Like you, when I took refuge, I received a dharma name—and so did the other twenty, or so, people who took refuge at the same time. We all received the same dharma name. I can’t answer your questions 1 and 2, but I do have a first-person account of a teaching related to dharma names in Tibetan Buddhism.
I once attended a weekend course on meditation in New York City given by a well-known Tibetan lama, and at one point, he digressed to tell a story about what are called “Buddhist names” and a time that he tried to teach a student that his desire for such a name was an attachment that was holding him back.
He related that this student had come to him to ask the lama to bestow a Buddhist name on him, pointing out that he had been a good and earnest student for many years.
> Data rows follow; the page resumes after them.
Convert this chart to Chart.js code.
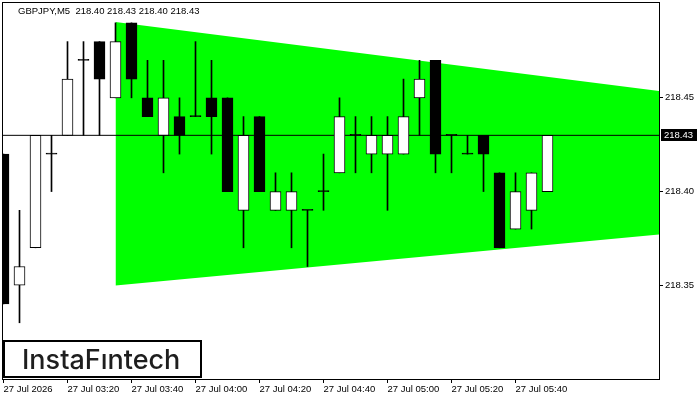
<!DOCTYPE html>
<html>
<head>
<meta charset="utf-8">
<title>GBPJPY M5</title>
<script src="https://cdn.jsdelivr.net/npm/chart.js@4.4.1/dist/chart.umd.min.js"></script>
<style>
  html, body { margin: 0; padding: 0; background: #fff; }
  #wrap { width: 700px; height: 400px; }
</style>
</head>
<body>
<div id="wrap"><canvas id="chart"></canvas></div>
<script>
// velas GBPJPY M5 (índice 0 = 03:00)
const opens  = [218.42, 218.35, 218.37, 218.42, 218.43, 218.47, 218.48, 218.45, 218.49, 218.45,
                218.43, 218.44, 218.44, 218.45, 218.45, 218.39, 218.44, 218.39, 218.39, 218.39,
                218.40, 218.41, 218.43, 218.42, 218.42, 218.42, 218.45, 218.47, 218.43, 218.42,
                218.43, 218.41, 218.38, 218.39, 218.40];
const highs  = [218.42, 218.39, 218.43, 218.43, 218.48, 218.48, 218.48, 218.49, 218.49, 218.47,
                218.47, 218.45, 218.48, 218.47, 218.45, 218.44, 218.44, 218.41, 218.41, 218.39,
                218.42, 218.45, 218.44, 218.44, 218.44, 218.46, 218.47, 218.47, 218.43, 218.43,
                218.43, 218.41, 218.41, 218.41, 218.43];
const lows   = [218.34, 218.33, 218.37, 218.40, 218.43, 218.43, 218.43, 218.45, 218.45, 218.44,
                218.41, 218.42, 218.44, 218.42, 218.40, 218.37, 218.40, 218.39, 218.37, 218.36,
                218.39, 218.41, 218.41, 218.41, 218.39, 218.42, 218.43, 218.41, 218.41, 218.42,
                218.40, 218.37, 218.38, 218.38, 218.40];
const closes = [218.34, 218.36, 218.43, 218.42, 218.46, 218.47, 218.46, 218.48, 218.46, 218.44,
                218.45, 218.43, 218.44, 218.44, 218.40, 218.43, 218.40, 218.40, 218.40, 218.39,
                218.40, 218.44, 218.43, 218.43, 218.43, 218.44, 218.46, 218.42, 218.43, 218.42,
                218.42, 218.37, 218.40, 218.41, 218.43];

// triángulo (bordes superior e inferior)
const triX     = [7, 41];
const triUpper = [218.4905, 218.4536];
const triLower = [218.3499, 218.3771];

const xTickIdx    = [0, 4, 8, 12, 16, 20, 24, 28, 32];
const xTickLabels = ['27 Jul 2026', '27 Jul 03:20', '27 Jul 03:40', '27 Jul 04:00', '27 Jul 04:20',
                     '27 Jul 04:40', '27 Jul 05:00', '27 Jul 05:20', '27 Jul 05:40'];
const yTicks = [218.35, 218.40, 218.45];

const xMin = -1 / 32, xMax = 41 - 1 / 32;
const lastClose = closes[closes.length - 1];
const header = 'GBPJPY,M5  ' + [opens, highs, lows, closes].map(a => a[a.length - 1].toFixed(2)).join(' ');

Chart.defaults.font.family = "'Liberation Sans', Arial, sans-serif";
Chart.defaults.font.size = 9.5;
Chart.defaults.color = '#000';

const idx = opens.map((_, i) => i);

const overlay = {
  id: 'overlay',
  afterDraw(chart) {
    const c = chart.ctx, a = chart.chartArea;
    c.save();
    // marco del gráfico
    c.strokeStyle = '#000';
    c.lineWidth = 1;
    c.strokeRect(a.left - 0.5, a.top - 0.5, a.right - a.left + 1, a.bottom - a.top + 1);
    // título
    c.fillStyle = '#000';
    c.font = "9.5px 'Liberation Sans', Arial, sans-serif";
    c.textBaseline = 'middle';
    c.textAlign = 'left';
    c.fillText(header, 18, 11);
    // etiqueta del precio actual
    const py = Math.round(chart.scales.y.getPixelForValue(lastClose));
    c.fillStyle = '#000';
    c.fillRect(661, py - 6, 36, 12);
    c.fillStyle = '#fff';
    c.fillText(lastClose.toFixed(2), 664, py + 0.5);
    // logo
    c.fillStyle = '#fff';
    c.fillRect(4, 341, 197, 36);
    c.lineWidth = 2;
    c.strokeStyle = '#000';
    c.strokeRect(4, 341, 197, 36);
    c.fillStyle = '#1e1e1e';
    c.font = "500 27px Inter, 'Noto Sans', sans-serif";
    c.textBaseline = 'alphabetic';
    c.fillText('InstaFıntech', 22, 369);
    c.restore();
  }
};

new Chart(document.getElementById('chart'), {
  type: 'bar',
  data: {
    datasets: [
      {
        type: 'bar',
        label: 'cuerpos',
        data: idx.map(i => ({ x: i, y: [opens[i], closes[i]] })),
        backgroundColor: idx.map(i => closes[i] > opens[i] ? '#ffffff' : '#000000'),
        borderColor: '#000',
        borderWidth: 1,
        borderSkipped: false,
        barThickness: 11,
        minBarLength: 1,
        grouped: false,
        order: 1
      },
      {
        type: 'bar',
        label: 'mechas',
        data: idx.map(i => ({ x: i, y: [lows[i], highs[i]] })),
        backgroundColor: '#000',
        borderWidth: 0,
        barThickness: 1,
        grouped: false,
        order: 2
      },
      {
        type: 'line',
        label: 'precio',
        data: [{ x: xMin, y: lastClose }, { x: xMax, y: lastClose }],
        borderColor: '#000',
        borderWidth: 1,
        pointRadius: 0,
        fill: false,
        order: 5
      },
      {
        type: 'line',
        label: 'superior',
        data: triX.map((x, i) => ({ x, y: triUpper[i] })),
        borderWidth: 0,
        borderColor: 'rgba(0,0,0,0)',
        backgroundColor: '#00ff00',
        pointRadius: 0,
        fill: '+1',
        order: 10
      },
      {
        type: 'line',
        label: 'inferior',
        data: triX.map((x, i) => ({ x, y: triLower[i] })),
        borderWidth: 0,
        borderColor: 'rgba(0,0,0,0)',
        pointRadius: 0,
        fill: false,
        order: 10
      }
    ]
  },
  options: {
    responsive: true,
    maintainAspectRatio: false,
    animation: false,
    layout: { padding: { left: 3, top: 3, right: 0, bottom: 0 } },
    plugins: {
      legend: { display: false },
      tooltip: { enabled: false }
    },
    scales: {
      x: {
        type: 'linear',
        min: xMin,
        max: xMax,
        offset: false,
        grid: { display: true, drawOnChartArea: false, drawTicks: true, tickLength: 4, color: '#000', offset: false },
        border: { display: false },
        afterBuildTicks(s) { s.ticks = xTickIdx.map(v => ({ value: v })); },
        afterFit(s) { s.height = 21; s.paddingLeft = 0; s.paddingRight = 0; },
        ticks: {
          autoSkip: false,
          maxRotation: 0,
          align: 'start',
          padding: 1,
          callback: v => xTickLabels[xTickIdx.indexOf(v)]
        }
      },
      y: {
        type: 'linear',
        position: 'right',
        min: 218.30,
        max: 218.5006,
        grid: { display: true, drawOnChartArea: false, drawTicks: true, tickLength: 4, color: '#000' },
        border: { display: false },
        afterBuildTicks(s) { s.ticks = yTicks.map(v => ({ value: v })); },
        afterFit(s) { s.width = 41; s.paddingTop = 0; s.paddingBottom = 0; },
        ticks: {
          padding: 2,
          callback: v => v.toFixed(2)
        }
      }
    }
  },
  plugins: [overlay]
});
</script>
</body>
</html>
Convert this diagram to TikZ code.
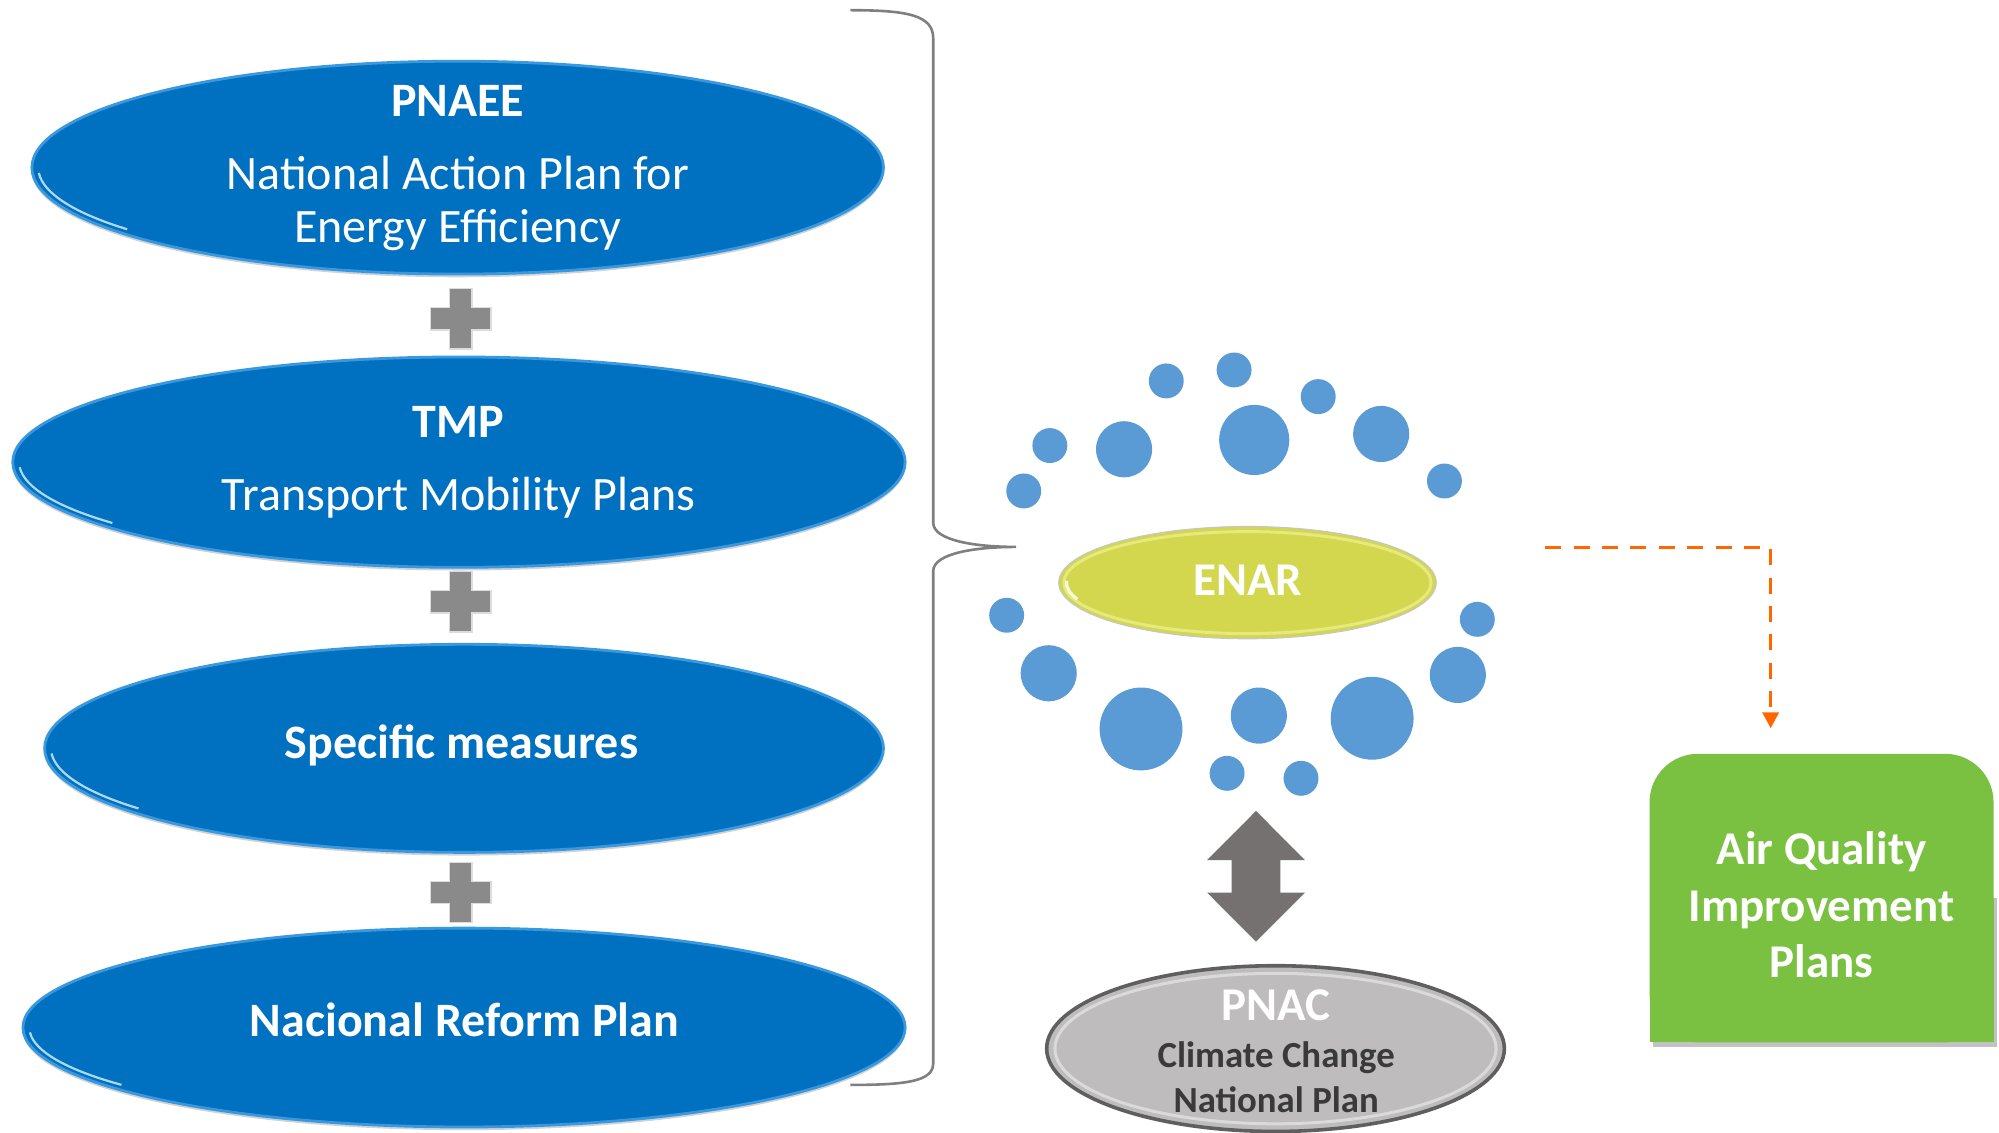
\documentclass[tikz,border=0pt]{standalone}
\usepackage{fontspec}
\setmainfont{Carlito}
\usetikzlibrary{shapes.geometric,arrows.meta,calc}
\definecolor{eblue}{HTML}{0070C0}
\definecolor{rimblue}{HTML}{3A98DE}
\definecolor{hilite}{HTML}{CDEBFB}
\definecolor{dotblue}{HTML}{5B9BD5}
\definecolor{enaryel}{HTML}{D3D74E}
\definecolor{enarrim}{HTML}{E6E97E}
\definecolor{pnacfill}{HTML}{BEBCBD}
\definecolor{pnacedge}{HTML}{5F5F5F}
\definecolor{pnactext}{HTML}{3A3A3A}
\definecolor{arrgray}{HTML}{767171}
\definecolor{plusgray}{HTML}{8A8A8A}
\definecolor{aqgreen}{HTML}{7AC142}
\definecolor{dashor}{HTML}{FF6600}
\definecolor{bracegray}{HTML}{7F7F7F}
\begin{document}
\begin{tikzpicture}[x=0.6375pt, y=-0.6375pt,
  ell/.style 2 args={ellipse, inner sep=0pt, minimum width={#1*1.275pt}, minimum height={#2*1.275pt}},
  blueell/.style={fill=eblue, draw=rimblue, line width=1.4pt},
  wtxt/.style={text=white, inner sep=0pt, anchor=base, font=\fontsize{24}{28}\selectfont},
  wbold/.style={text=white, inner sep=0pt, anchor=base, font=\fontsize{24}{28}\selectfont\bfseries},
  gbold/.style={text=pnactext, inner sep=0pt, anchor=base, font=\fontsize{18.4}{22}\selectfont\bfseries},
  plusshape/.style={fill=plusgray, draw=white!70!plusgray, line width=0.7pt},
  dotstyle/.style={fill=dotblue},
  dashconn/.style={dashor, line width=1.8pt, dash pattern=on 8pt off 6.2pt, -{Triangle[width=8pt,length=8pt]}}
]
\useasboundingbox (0,0) rectangle (1568,888);

% brace
\draw[bracegray, line width=1.3pt] (667,8) .. controls (712,8) and (732,12) .. (732,30) -- (732,410)
  .. controls (732,424) and (765,429) .. (797,429)
  .. controls (765,429) and (732,434) .. (732,448) -- (732,834)
  .. controls (732,848) and (712,851) .. (667,851);

% blue ellipses
\foreach \n/\cx/\cy/\rx/\ry in {1/359/131.5/334/83.5, 2/360/362.5/350/82.5, 3/364/587/329/81.6, 4/364/806/346/78}{
  \fill[black!35, opacity=0.5] (\cx,\cy+2.5) ellipse [x radius=\rx, y radius=\ry];
  \node[ell={\rx}{\ry}, blueell] (e\n) at (\cx,\cy) {};
  \draw[hilite, opacity=0.85, line width=1.1pt] (\cx,\cy) ++(142:{\rx-5} and {\ry-5}) arc[start angle=142, end angle=177, x radius=\rx-5, y radius=\ry-5];
}

% plus signs
\foreach \n/\py in {1/250, 2/472, 3/700}{
  \path[plusshape] (361.4,\py) ++(-8.7,-23.7) -- ++(17.4,0) -- ++(0,15) -- ++(15,0) -- ++(0,17.4) -- ++(-15,0) -- ++(0,15) -- ++(-17.4,0) -- ++(0,-15) -- ++(-15,0) -- ++(0,-17.4) -- ++(15,0) -- cycle;
}

% texts in blue ellipses
\node[wbold] (t1) at (359,91.5) {PNAEE};
\node[wtxt] (t1b) at (359,149) {National Action Plan for};
\node[wtxt] (t1c) at (359,190) {Energy Efficiency};
\node[wbold] (t2) at (359.7,343) {TMP};
\node[wtxt] (t2b) at (359.7,400.5) {Transport Mobility Plans};
\node[wbold] (t3) at (362,595) {Specific measures};
\node[wbold] (t4) at (364.4,813) {Nacional Reform Plan};

% dots
\foreach \x/\y/\r in {914.8/298.8/13.7, 968/290.2/13.7, 1034/311.1/13.7, 823.5/349.5/13.7, 881.7/352.4/22, 983.8/345.1/27.5, 1083.4/340.4/22, 803/385.1/13.7, 1133/377.3/13.7, 789.6/482.6/13.7, 1158.8/485.8/13.7, 822.6/528.1/22, 895/571.8/32.5, 987.4/561.3/22, 1076.3/563.4/32.5, 1143.5/529.4/22, 962.5/606.6/13.7, 1020.5/610.5/13.7}
  \fill[dotstyle] (\x,\y) circle [radius=\r];

% ENAR
\node[ell={148}{44}, fill=enaryel, draw=gray!45, line width=0.6pt] (enar) at (978.5,457) {};
\draw[enarrim, line width=1.5pt] (978.5,457) ellipse [x radius=144, y radius=40];
\draw[white, opacity=0.8, line width=1.6pt] (978.5,457) ++(160:142 and 38) arc[start angle=160, end angle=182, x radius=142, y radius=38];
\node[wbold, font=\fontsize{23.5}{28}\selectfont\bfseries] (enart) at (978.6,467.2) {ENAR};

% double arrow
\fill[arrgray] (985.2,636.1) -- (1023.5,674.6) -- (1004.3,674.6) -- (1004.3,700.2) -- (1023.5,700.2) -- (985.2,738.6) -- (946.9,700.2) -- (966.1,700.2) -- (966.1,674.6) -- (946.9,674.6) -- cycle;

% PNAC
\node[ell={179.5}{65}, fill=pnacfill, draw=pnacedge, line width=1.8pt] (pnac) at (1000.5,822.5) {};
\draw[white, opacity=0.45, line width=1.5pt] (1000.5,822.5) ellipse [x radius=173, y radius=59];
\node[wbold, font=\fontsize{23.5}{28}\selectfont\bfseries] (pnact) at (1001,800.6) {PNAC};
\node[gbold] (pnacb) at (1001,837.2) {Climate Change};
\node[gbold] (pnacc) at (1001,872.7) {National Plan};

% Air quality box
\node[rectangle, inner sep=0pt, minimum width={269.2*0.6375pt}, minimum height={225.7*0.6375pt}] (aq) at (1428.8,704.45) {};
\fill[black!40, opacity=0.6] ($(aq.south west)+(3,4)$) rectangle ($(aq.east)+(3,0)$);
\fill[aqgreen, rounded corners=24.2pt] (aq.south west) rectangle (aq.north east);
\fill[aqgreen] (aq.south west) rectangle (aq.east);
\node[wbold, font=\fontsize{23.5}{28}\selectfont\bfseries] (aq1) at (1428.9,678) {Air Quality};
\node[wbold, font=\fontsize{23.5}{28}\selectfont\bfseries] (aq2) at (1428.9,722.7) {Improvement};
\node[wbold, font=\fontsize{23.5}{28}\selectfont\bfseries] (aq3) at (1428.9,767) {Plans};

% dashed connector
\coordinate (dstart) at (1212,429.5);
\draw[dashconn] (dstart) -| ($(aq.north west)+(95,-20)$);
\end{tikzpicture}
\end{document}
The lama asked the student what his given name was, and the man replied, “John.” The lama said: “Ok, your Buddhist name is John.” The student, as the lama recounted, stood there bewildered. So the lama, after a sufficient pause, explained to the man that his idea of a Buddhist name was an attachment.
I found the story the lama related very useful myself, especially given the predilection of many people to become attached to symbols and traditions, rather than the underlying wisdom that they stand for. I don’t know what the purpose of a Buddhist name is, but I believe it may be more a way to fulfill a ‘Western’ need, than a substantive accomplishment.
It’s different, of course, if you have a more direct relation with your teacher, and he gives you a Buddhist name. In that case, it is a direct recognition of your efforts along your path.